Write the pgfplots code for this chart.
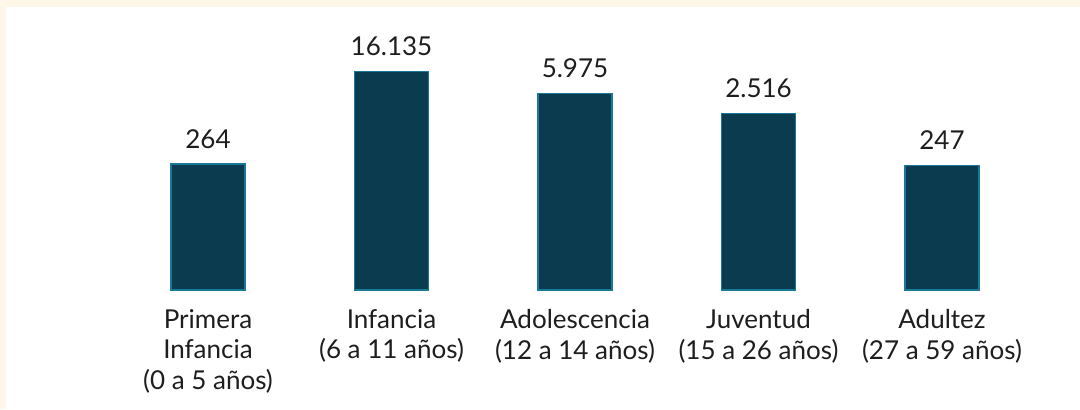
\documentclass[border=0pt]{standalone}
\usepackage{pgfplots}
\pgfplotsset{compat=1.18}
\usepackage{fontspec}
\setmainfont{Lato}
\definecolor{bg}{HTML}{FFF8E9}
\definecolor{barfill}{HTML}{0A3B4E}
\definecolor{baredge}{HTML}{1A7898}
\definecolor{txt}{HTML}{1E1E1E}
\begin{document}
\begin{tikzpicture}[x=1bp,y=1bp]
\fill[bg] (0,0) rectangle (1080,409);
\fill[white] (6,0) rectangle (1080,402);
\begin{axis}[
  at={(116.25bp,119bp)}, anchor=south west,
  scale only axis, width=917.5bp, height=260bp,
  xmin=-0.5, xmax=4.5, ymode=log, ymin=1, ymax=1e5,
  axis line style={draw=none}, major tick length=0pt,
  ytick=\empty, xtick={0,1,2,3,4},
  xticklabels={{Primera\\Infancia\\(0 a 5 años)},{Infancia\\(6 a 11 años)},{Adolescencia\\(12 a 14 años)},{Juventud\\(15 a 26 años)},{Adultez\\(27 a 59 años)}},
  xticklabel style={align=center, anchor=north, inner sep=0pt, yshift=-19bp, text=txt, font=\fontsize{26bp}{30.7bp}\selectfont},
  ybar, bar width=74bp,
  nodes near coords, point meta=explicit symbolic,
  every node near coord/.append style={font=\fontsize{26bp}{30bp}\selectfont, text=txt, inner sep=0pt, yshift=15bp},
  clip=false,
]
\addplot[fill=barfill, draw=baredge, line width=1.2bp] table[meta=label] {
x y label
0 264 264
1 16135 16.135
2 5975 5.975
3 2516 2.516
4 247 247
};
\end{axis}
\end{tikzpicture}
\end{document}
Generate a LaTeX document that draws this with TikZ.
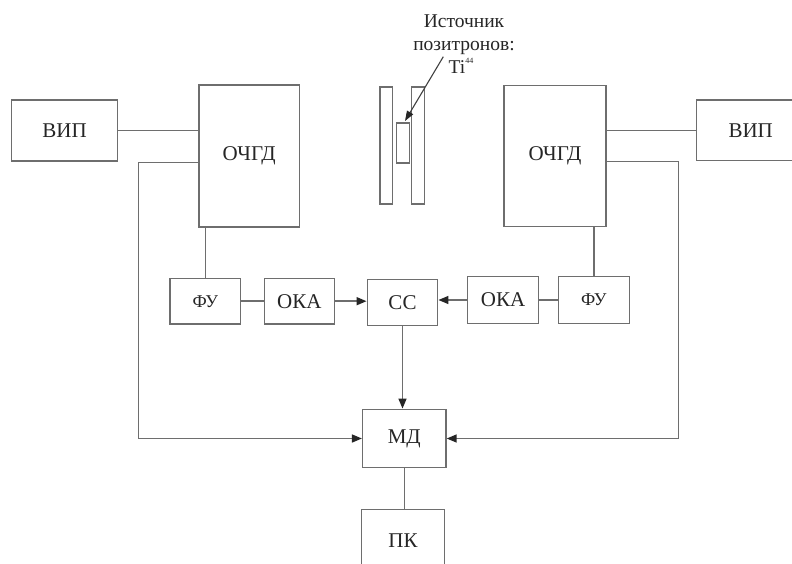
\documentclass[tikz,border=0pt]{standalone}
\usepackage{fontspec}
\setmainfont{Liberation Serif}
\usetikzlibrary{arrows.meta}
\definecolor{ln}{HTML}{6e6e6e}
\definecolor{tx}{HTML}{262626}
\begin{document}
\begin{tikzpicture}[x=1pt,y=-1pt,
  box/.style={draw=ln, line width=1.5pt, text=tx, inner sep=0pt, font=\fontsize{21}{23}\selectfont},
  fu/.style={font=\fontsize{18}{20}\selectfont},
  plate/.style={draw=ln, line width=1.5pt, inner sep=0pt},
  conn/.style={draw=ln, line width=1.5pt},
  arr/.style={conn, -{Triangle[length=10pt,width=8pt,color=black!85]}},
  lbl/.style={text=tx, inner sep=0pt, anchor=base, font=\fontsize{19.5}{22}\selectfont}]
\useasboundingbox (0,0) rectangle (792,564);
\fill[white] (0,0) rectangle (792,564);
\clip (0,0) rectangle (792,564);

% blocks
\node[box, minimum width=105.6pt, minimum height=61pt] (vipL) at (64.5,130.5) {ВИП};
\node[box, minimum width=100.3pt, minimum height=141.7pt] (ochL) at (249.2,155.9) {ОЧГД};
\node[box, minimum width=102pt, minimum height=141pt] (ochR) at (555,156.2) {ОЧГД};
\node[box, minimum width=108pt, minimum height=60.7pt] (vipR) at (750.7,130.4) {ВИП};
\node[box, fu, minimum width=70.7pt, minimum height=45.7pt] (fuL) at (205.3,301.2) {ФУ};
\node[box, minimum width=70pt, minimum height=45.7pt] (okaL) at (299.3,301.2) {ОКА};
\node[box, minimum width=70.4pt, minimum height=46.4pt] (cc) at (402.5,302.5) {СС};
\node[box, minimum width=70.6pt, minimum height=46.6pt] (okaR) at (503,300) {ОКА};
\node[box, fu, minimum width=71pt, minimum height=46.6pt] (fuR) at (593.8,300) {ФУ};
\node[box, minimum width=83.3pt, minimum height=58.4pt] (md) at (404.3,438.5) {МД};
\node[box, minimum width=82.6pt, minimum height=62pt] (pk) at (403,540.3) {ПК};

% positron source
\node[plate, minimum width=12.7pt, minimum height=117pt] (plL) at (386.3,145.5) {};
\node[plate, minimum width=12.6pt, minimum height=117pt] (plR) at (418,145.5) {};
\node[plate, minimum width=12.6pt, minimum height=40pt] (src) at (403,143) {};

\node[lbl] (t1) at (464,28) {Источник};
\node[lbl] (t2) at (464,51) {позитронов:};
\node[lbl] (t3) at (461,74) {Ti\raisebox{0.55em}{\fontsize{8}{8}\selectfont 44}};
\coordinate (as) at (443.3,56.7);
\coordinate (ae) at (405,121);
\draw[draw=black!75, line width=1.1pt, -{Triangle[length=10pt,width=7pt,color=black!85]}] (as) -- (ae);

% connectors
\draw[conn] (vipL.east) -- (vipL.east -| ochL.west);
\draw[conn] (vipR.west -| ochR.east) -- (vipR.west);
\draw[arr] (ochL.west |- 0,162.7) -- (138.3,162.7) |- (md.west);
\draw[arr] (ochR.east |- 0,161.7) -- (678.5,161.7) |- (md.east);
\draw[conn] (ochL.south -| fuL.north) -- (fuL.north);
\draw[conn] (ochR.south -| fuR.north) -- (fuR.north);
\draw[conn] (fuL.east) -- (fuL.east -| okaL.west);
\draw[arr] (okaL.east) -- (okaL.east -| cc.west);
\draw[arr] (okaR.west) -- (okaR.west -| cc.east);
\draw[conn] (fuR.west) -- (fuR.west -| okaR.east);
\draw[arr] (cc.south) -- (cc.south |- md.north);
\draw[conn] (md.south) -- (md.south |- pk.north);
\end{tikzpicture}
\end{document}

+++

Pictures are to be left out; the records above must be repeated word for word.

Write the pgfplots code for this chart.
\documentclass[border=0pt]{standalone}
\usepackage{pgfplots}
\pgfplotsset{compat=1.18}
\usepackage{fontspec}
\setmainfont{Lato}
\definecolor{bg}{HTML}{FFF8E9}
\definecolor{barfill}{HTML}{0A3B4E}
\definecolor{baredge}{HTML}{1A7898}
\definecolor{txt}{HTML}{1E1E1E}
\begin{document}
\begin{tikzpicture}[x=1bp,y=1bp]
\fill[bg] (0,0) rectangle (1080,409);
\fill[white] (6,0) rectangle (1080,402);
\begin{axis}[
  at={(116.25bp,119bp)}, anchor=south west,
  scale only axis, width=917.5bp, height=260bp,
  xmin=-0.5, xmax=4.5, ymode=log, ymin=1, ymax=1e5,
  axis line style={draw=none}, major tick length=0pt,
  ytick=\empty, xtick={0,1,2,3,4},
  xticklabels={{Primera\\Infancia\\(0 a 5 años)},{Infancia\\(6 a 11 años)},{Adolescencia\\(12 a 14 años)},{Juventud\\(15 a 26 años)},{Adultez\\(27 a 59 años)}},
  xticklabel style={align=center, anchor=north, inner sep=0pt, yshift=-19bp, text=txt, font=\fontsize{26bp}{30.7bp}\selectfont},
  ybar, bar width=74bp,
  nodes near coords, point meta=explicit symbolic,
  every node near coord/.append style={font=\fontsize{26bp}{30bp}\selectfont, text=txt, inner sep=0pt, yshift=15bp},
  clip=false,
]
\addplot[fill=barfill, draw=baredge, line width=1.2bp] table[meta=label] {
x y label
0 264 264
1 16135 16.135
2 5975 5.975
3 2516 2.516
4 247 247
};
\end{axis}
\end{tikzpicture}
\end{document}
Generate a LaTeX document that draws this with TikZ.
\documentclass[tikz,border=0pt]{standalone}
\usepackage{fontspec}
\setmainfont{Liberation Serif}
\usetikzlibrary{arrows.meta}
\definecolor{ln}{HTML}{6e6e6e}
\definecolor{tx}{HTML}{262626}
\begin{document}
\begin{tikzpicture}[x=1pt,y=-1pt,
  box/.style={draw=ln, line width=1.5pt, text=tx, inner sep=0pt, font=\fontsize{21}{23}\selectfont},
  fu/.style={font=\fontsize{18}{20}\selectfont},
  plate/.style={draw=ln, line width=1.5pt, inner sep=0pt},
  conn/.style={draw=ln, line width=1.5pt},
  arr/.style={conn, -{Triangle[length=10pt,width=8pt,color=black!85]}},
  lbl/.style={text=tx, inner sep=0pt, anchor=base, font=\fontsize{19.5}{22}\selectfont}]
\useasboundingbox (0,0) rectangle (792,564);
\fill[white] (0,0) rectangle (792,564);
\clip (0,0) rectangle (792,564);

% blocks
\node[box, minimum width=105.6pt, minimum height=61pt] (vipL) at (64.5,130.5) {ВИП};
\node[box, minimum width=100.3pt, minimum height=141.7pt] (ochL) at (249.2,155.9) {ОЧГД};
\node[box, minimum width=102pt, minimum height=141pt] (ochR) at (555,156.2) {ОЧГД};
\node[box, minimum width=108pt, minimum height=60.7pt] (vipR) at (750.7,130.4) {ВИП};
\node[box, fu, minimum width=70.7pt, minimum height=45.7pt] (fuL) at (205.3,301.2) {ФУ};
\node[box, minimum width=70pt, minimum height=45.7pt] (okaL) at (299.3,301.2) {ОКА};
\node[box, minimum width=70.4pt, minimum height=46.4pt] (cc) at (402.5,302.5) {СС};
\node[box, minimum width=70.6pt, minimum height=46.6pt] (okaR) at (503,300) {ОКА};
\node[box, fu, minimum width=71pt, minimum height=46.6pt] (fuR) at (593.8,300) {ФУ};
\node[box, minimum width=83.3pt, minimum height=58.4pt] (md) at (404.3,438.5) {МД};
\node[box, minimum width=82.6pt, minimum height=62pt] (pk) at (403,540.3) {ПК};

% positron source
\node[plate, minimum width=12.7pt, minimum height=117pt] (plL) at (386.3,145.5) {};
\node[plate, minimum width=12.6pt, minimum height=117pt] (plR) at (418,145.5) {};
\node[plate, minimum width=12.6pt, minimum height=40pt] (src) at (403,143) {};

\node[lbl] (t1) at (464,28) {Источник};
\node[lbl] (t2) at (464,51) {позитронов:};
\node[lbl] (t3) at (461,74) {Ti\raisebox{0.55em}{\fontsize{8}{8}\selectfont 44}};
\coordinate (as) at (443.3,56.7);
\coordinate (ae) at (405,121);
\draw[draw=black!75, line width=1.1pt, -{Triangle[length=10pt,width=7pt,color=black!85]}] (as) -- (ae);

% connectors
\draw[conn] (vipL.east) -- (vipL.east -| ochL.west);
\draw[conn] (vipR.west -| ochR.east) -- (vipR.west);
\draw[arr] (ochL.west |- 0,162.7) -- (138.3,162.7) |- (md.west);
\draw[arr] (ochR.east |- 0,161.7) -- (678.5,161.7) |- (md.east);
\draw[conn] (ochL.south -| fuL.north) -- (fuL.north);
\draw[conn] (ochR.south -| fuR.north) -- (fuR.north);
\draw[conn] (fuL.east) -- (fuL.east -| okaL.west);
\draw[arr] (okaL.east) -- (okaL.east -| cc.west);
\draw[arr] (okaR.west) -- (okaR.west -| cc.east);
\draw[conn] (fuR.west) -- (fuR.west -| okaR.east);
\draw[arr] (cc.south) -- (cc.south |- md.north);
\draw[conn] (md.south) -- (md.south |- pk.north);
\end{tikzpicture}
\end{document}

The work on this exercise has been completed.